5 strategies raised at the SPH AGM

Singapore Press Holdings' chief executive Ng Yat Chung spoke to around 440 shareholders about the firm's business strategies at its annual general meeting on Dec 3, 2018, as well as its thinking behind recent acquisitions.
Singapore Press Holdings' chief executive Ng Yat Chung spoke to around 440 shareholders about the firm's business strategies at its annual general meeting on Dec 3, 2018, as well as its thinking behind recent acquisitions.ST PHOTO: KUA CHEE SIONG

SINGAPORE - Rather than relying on cost-cutting exercises to prosper, media group Singapore Press Holdings (SPH) has set its eyes on digitising its core business while seeking cash-yielding property investments in defensive sectors.

Chief executive Ng Yat Chung spoke to around 440 shareholders about the firm's business strategies at its annual general meeting on Monday (Dec 3) as well as its thinking behind recent acquisitions.

These are five strategies raised at the meeting on how to grow the business:

1) Driving revenue in digital media

SPH intends to arrest the decline in print advertising revenue, while looking into boosting turnover in digital media, said Mr Ng.

He noted that digital revenue has increased, adding that The Straits Times' e-paper readership has grown as well.

SPH chairman Lee Boon Yang added that SPH's core media business remains "very profitable" compared with other newspapers, generating $92.8 million pre-tax profits in the financial year ended Aug 31.

 

He added that management is trying to protect margins, revenue and profit through expansion in both digital and print.

2) Digitalisation to understand readers better

Some shareholders asked if SPH has looked into monetising its rich trove of readership data, such as by sending targeted advertisements to readers and subscribers, while others suggested growing the media business by distributing more content overseas.

"One of the main ideas behind our investments in digitalisation is precisely to help us understand the readers, what they read, how they read, so that we can deliver apps... We'll try to do it as quickly as we can," said Mr Ng.

He added that SPH is looking to improve and expand its coverage of the region, given that not many English-language papers in South-east Asia have the same standing as The Straits Times.

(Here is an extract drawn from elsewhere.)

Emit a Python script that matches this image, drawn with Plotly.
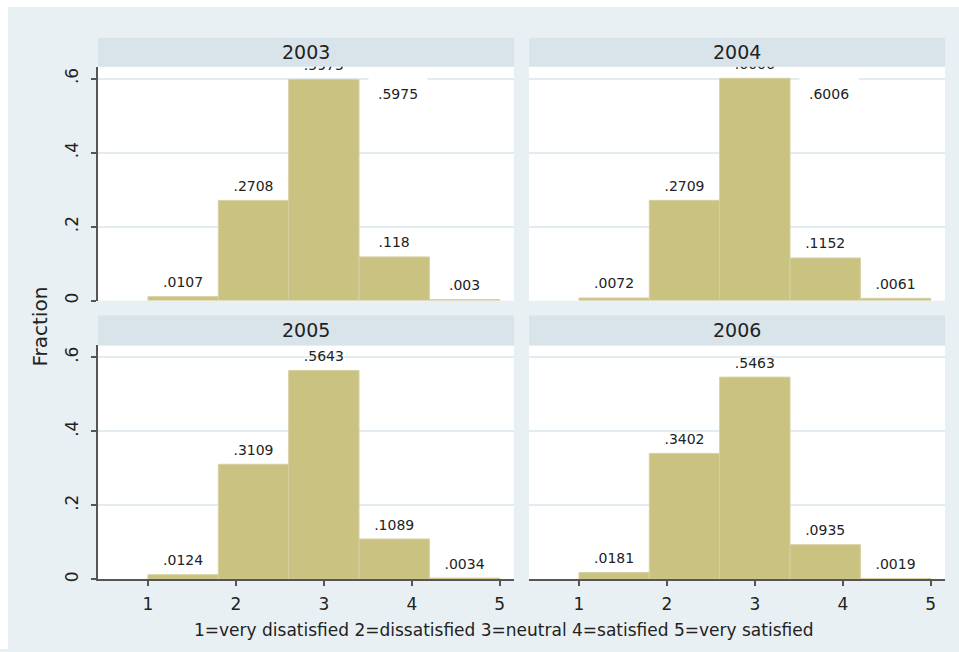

"These are opportunities that we are exploring," he said.

3) Buying in defensive sector

Mr Ng said SPH's $321 million purchase of student accommodation buildings in Britain in September was the result of a long deliberation.

The company wanted to buy in a sector that is defensive, he noted, meaning one that would yield a reasonable return when the economy goes down.

"Even after Brexit, to sustain their economy, we expect that education is one of those pillars the British would want to emphasise and grow," Mr Ng said.

One shareholder asked if SPH was late to the game with the purchase. Mr Ng replied that "the fact that others have gone in should give us comfort that it's a viable sector".

"In fact because of Brexit, there are deals to be done, people are willing to let go (of their assets), they want to exit," he added.

4) Growing aged care business beyond Singapore

Mr Ng noted that the market here is small and that SPH's leases here are not long so the company is looking beyond Singapore to grow its aged-care space.

SPH acquired private nursing home operator Orange Valley last year.

"Right now we are working with developers in neighbouring countries. We have the operating expertise, they have the land. We can develop not just nursing homes, but (also) retirement villages," he said.

While there are no retirement villages in Singapore yet, in Australia, for example, this is a mature market.

5) Taking a hard look at events business

Asked by another shareholder whether SPH's strategy has shifted from its previous emphasis on the events business as a growth area, Mr Ng said the company continues to grow the area but will not be "sentimental" about its businesses.

"We take a hard look at the returns," he noted. "The events space industry has changed. (Performance) for the events space, at least from the trade side, has not been as expected."